A MEETING in Tongala's town hall, in northern Victoria, will today (Wednesday) demand the Murray Darling Basin Plan be scrapped and the 2007 Water Act repealed.
The Southern Basin Communities, headed by Wade Northausen, have called the meeting and will discuss tactics of pushing the demands to a national level.
"This is not about state versus state, this is not about farmer versus environmentalist, they (governments and the MDBA) have used divide and conquer tactics very well so far, we won't be a part of that, this is about Australia," said Mr Northausen.
He said it was time a federal Royal Commission specifically investigated the corrupt intentions of politicians and bureaucrats at the time the Basin Plan was created.
"The Murray Darling Basin Plan has nothing to do with positive environmental outcomes, most of the things it touches it kills.
"We believe the Plan is a bid to kill off family farms and communities and Australia's food security."
Mr Northausen said once that scenario was achieved, then the doors would be opened to corporations to take control of Australia's land and water and "they can't do that while family farms exist and are happy, and the children are content to return to the farm and make a living".

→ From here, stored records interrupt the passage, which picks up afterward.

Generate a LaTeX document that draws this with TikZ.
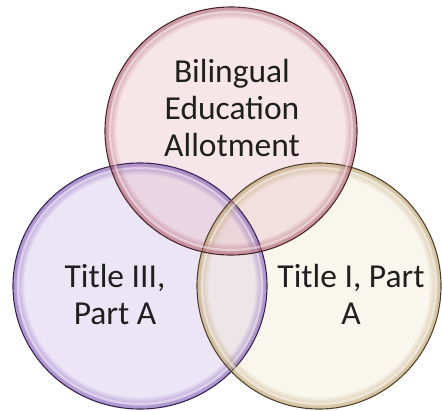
\documentclass[tikz,border=0pt]{standalone}
\usepackage{fontspec}
\setmainfont{Carlito}
\definecolor{topfill}{HTML}{E8BCC4}
\definecolor{topedge}{HTML}{A8566A}
\definecolor{topline}{HTML}{4A2228}
\definecolor{leftfill}{HTML}{CDBAE6}
\definecolor{leftedge}{HTML}{7A52B2}
\definecolor{leftline}{HTML}{33204F}
\definecolor{rightfill}{HTML}{EFE7D2}
\definecolor{rightedge}{HTML}{B89A62}
\definecolor{rightline}{HTML}{4E4028}
\tikzset{
  lbl/.style={align=center, text=black!88, font=\fontsize{33.5}{37}\selectfont, inner sep=0pt},
}
\newcommand\glossfill[5]{%
  \fill[#5fill, fill opacity=0.38] (#1,#2) ellipse [x radius=#3pt, y radius=#4pt];}
\newcommand\glossring[5]{%
  \foreach \i in {0,...,8}{%
    \pgfmathsetmacro\op{0.5-0.055*\i}%
    \draw[#5edge, draw opacity=\op, line width=1.4pt]
      (#1,#2) ellipse [x radius={#3pt-1.2pt*\i-1.2pt}, y radius={#4pt-1.2pt*\i-1.2pt}];}
  \draw[white, draw opacity=0.45, line width=2.2pt]
      (#1,#2) ellipse [x radius={#3pt-5pt}, y radius={#4pt-5pt}];
  \draw[#5line, line width=1.1pt] (#1,#2) ellipse [x radius=#3pt, y radius=#4pt];}
\begin{document}
\begin{tikzpicture}[x=1pt, y=-1pt]
\useasboundingbox (0,0) rectangle (442,410);
\glossfill{140}{286}{127}{123}{left}
\glossfill{319}{286}{122}{123}{right}
\glossfill{231}{131}{126}{124}{top}
\glossring{140}{286}{127}{123}{left}
\glossring{319}{286}{122}{123}{right}
\glossring{231}{131}{126}{124}{top}
\node[lbl] (bea) at (232,108) {Bilingual\\Education\\Allotment};
\node[lbl] (t3) at (115,294) {Title III,\\Part A};
\node[lbl] (t1) at (351,294) {Title I, Part\\A};
\end{tikzpicture}
\end{document}
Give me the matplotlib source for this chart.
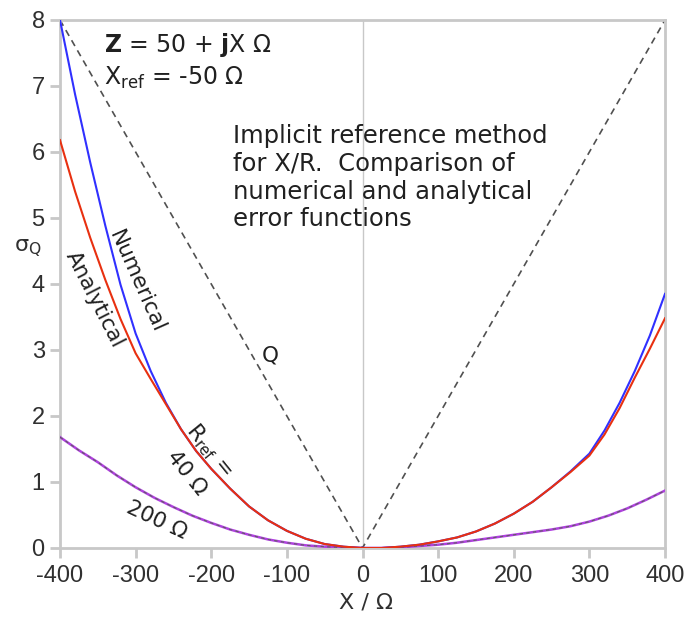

He said people would be making their way from NSW and Swan Hill to Wednesday's meeting.
The gathering is a sign of a growing militancy in the southern basin, which remains on zero irrigation allocations.
"We've had plenty of rain," said Mr Northausen, "it's all stored in the irrigation dams and the government is running it all into the Southern Ocean.
"What we are seeing at the moment - as a direct result of the Basin Plan - is the biggest transfer of wealth we have ever seen in Australia's history."